G.P. : = 3 - 6 + 12 - 24 + …………. - 384

Statement (1): Product of 5^th term from the beginning and 5^th term from the end of the G.P. is - 1152.

Statement (2): In an G.P. the product of n^th term from the beginning and n^th term from the end is

1^st term + last term

1. Both the statements are true.

2. Both the statements are false.

3. Statement 1 is true, and statement 2 is false.

4. Statement 1 is false, and statement 2 is true.

Given, G.P.: = 3 - 6 + 12 - 24 + …………. - 384

Here, a = 3

common ratio, r = $\dfrac{-6}{3}$ = -2

a_n = -384

Using the formula; T_n = a.r^{n - 1}

⇒ 3 x (-2)^{n - 1} = -384

⇒ (-2)^{n - 1} = $-\dfrac{384}{3}$

⇒ (-2)^{n - 1} = -128

⇒ (-2)^{n - 1} = (-2)⁷

⇒ n - 1 = 7

⇒ n = 7 + 1 = 8

5_th term from the beginning,

⇒ T₅ = 3 x (-2)^{5 - 1}

= 3 x (-2)⁴

= 3 x 16 = 48

5_th term from the last = (8 - 5 + 1) = 4_th term from the beginning,

⇒ T₄ = 3 x (-2)^{4 - 1}

= 3 x (-2)³

= 3 x (-8) = -24

Product of 5_thterm from the beginning and 5_thterm from the end = 48 x (-24) = -1152.

So, statement 1 is true.

Let in a G.P.

a be the first term and N be the total number of terms.
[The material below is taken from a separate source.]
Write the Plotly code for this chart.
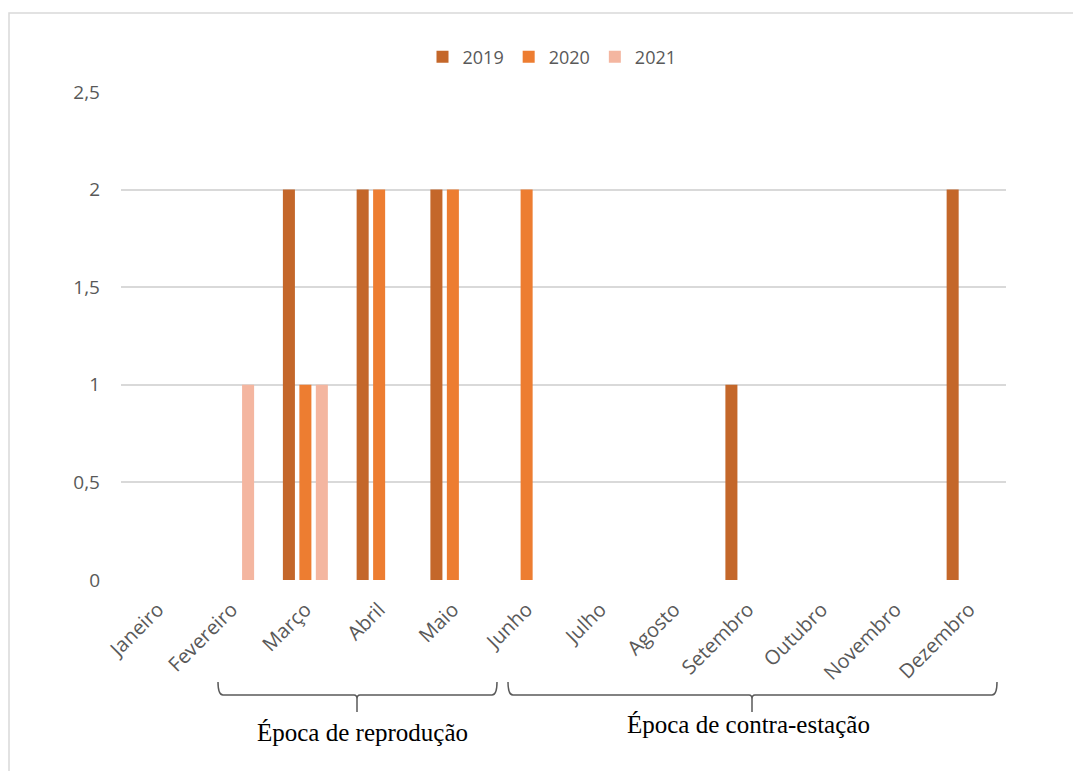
import plotly.graph_objects as go

months = ["Janeiro", "Fevereiro", "Março", "Abril", "Maio", "Junho", "Julho",
          "Agosto", "Setembro", "Outubro", "Novembro", "Dezembro"]
v2019 = [0, 0, 2, 2, 2, 0, 0, 0, 1, 0, 0, 2]
v2020 = [0, 0, 1, 2, 2, 2, 0, 0, 0, 0, 0, 0]
v2021 = [0, 1, 1, 0, 0, 0, 0, 0, 0, 0, 0, 0]
series_names = ["2019", "2020", "2021"]
colors = ["#C4672A", "#ED7D31", "#F4B6A0"]
yticks = [0, 0.5, 1, 1.5, 2, 2.5]
season_labels = ["Época de reprodução", "Época de contra-estação"]

W, H = 1073, 771
L, R, T, B = 121, 67, 92, 191
PW, PH = W - L - R, H - T - B


def px(x):
    return (x - L) / PW


def py(y):
    return (H - B - y) / PH


fig = go.Figure()
for name, vals, c in zip(series_names, [v2019, v2020, v2021], colors):
    fig.add_trace(go.Bar(x=months, y=vals, name=name, marker_color=c,
                         marker_line_width=0))

shapes = []
# outer frame
shapes.append(dict(type="rect", xref="paper", yref="paper",
                   x0=px(9), x1=px(1200), y0=py(900), y1=py(13),
                   line=dict(color="#d9d9d9", width=1.5), layer="below"))


def brace(x0, x1, xc, ytop=682, ybar=695, ytip=712):
    r = 5
    p = (f"M {px(x0)},{py(ytop)} Q {px(x0)},{py(ybar)} {px(x0 + r)},{py(ybar)} "
         f"L {px(xc - 3)},{py(ybar)} Q {px(xc)},{py(ybar)} {px(xc)},{py(ybar + 4)} "
         f"L {px(xc)},{py(ytip)} M {px(xc)},{py(ybar + 4)} "
         f"Q {px(xc)},{py(ybar)} {px(xc + 3)},{py(ybar)} "
         f"L {px(x1 - r)},{py(ybar)} Q {px(x1)},{py(ybar)} {px(x1)},{py(ytop)}")
    return dict(type="path", xref="paper", yref="paper", path=p,
                line=dict(color="#595959", width=1.5))


shapes.append(brace(218, 497, 357))
shapes.append(brace(508, 997, 752))

annotations = [
    dict(x=px(362), y=py(733), xref="paper", yref="paper", text=season_labels[0],
         showarrow=False, xanchor="center", yanchor="middle",
         font=dict(family="Liberation Serif", size=25, color="#000000")),
    dict(x=px(748), y=py(724), xref="paper", yref="paper", text=season_labels[1],
         showarrow=False, xanchor="center", yanchor="middle",
         font=dict(family="Liberation Serif", size=25, color="#000000")),
]

fig.update_layout(
    width=W, height=H,
    margin=dict(l=L, r=R, t=T, b=B, autoexpand=False),
    paper_bgcolor="white", plot_bgcolor="white",
    barmode="group", bargap=0.33, bargroupgap=0.27,
    separators=", ",
    font=dict(family="Open Sans", size=18, color="#595959"),
    legend=dict(orientation="h", x=px(552), y=py(57), xanchor="center",
                yanchor="middle", font=dict(size=18, color="#595959"),
                itemwidth=30, bgcolor="rgba(0,0,0,0)"),
    shapes=shapes, annotations=annotations,
    xaxis=dict(tickangle=-45, showgrid=False, showline=False, zeroline=False,
               ticks="", ticklabelstandoff=13,
               tickfont=dict(size=20, color="#595959")),
    yaxis=dict(range=[0, 2.5], tickvals=yticks, showgrid=True,
               gridcolor="#d9d9d9", gridwidth=2, zeroline=False,
               showline=False, ticks="", ticklabelstandoff=20,
               tickfont=dict(size=19, color="#595959")),
)

fig.write_html("out.html")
n^th term from the beginning,

⇒ T_n = a.r^{n - 1} ……..(1)

n^th term from the end,

⇒ T_{N - n + 1} = a.r^{N - n + 1 - 1}

⇒ T_{N - n + 1} = ar^{N - n} …..(2)

Multiplying equation (1) and (2), we get :

⇒ T_n x T_{N - n + 1} = a.r^{n - 1} x a.r^{N - n}

= a².r^{(n - 1) + (N - n)}

= a².r^{N - 1} ………………..(3)

Now, first term + last term = a + a.r^{n - 1}

= a(1 + r^{n - 1}) ………………..(4)

From equation (3) and (4),

The product of n^th term from the beginning and n^th term from the end is not equal to 1^st term + last term.

So, statement 2 is false.

Hence, option 3 is the correct option.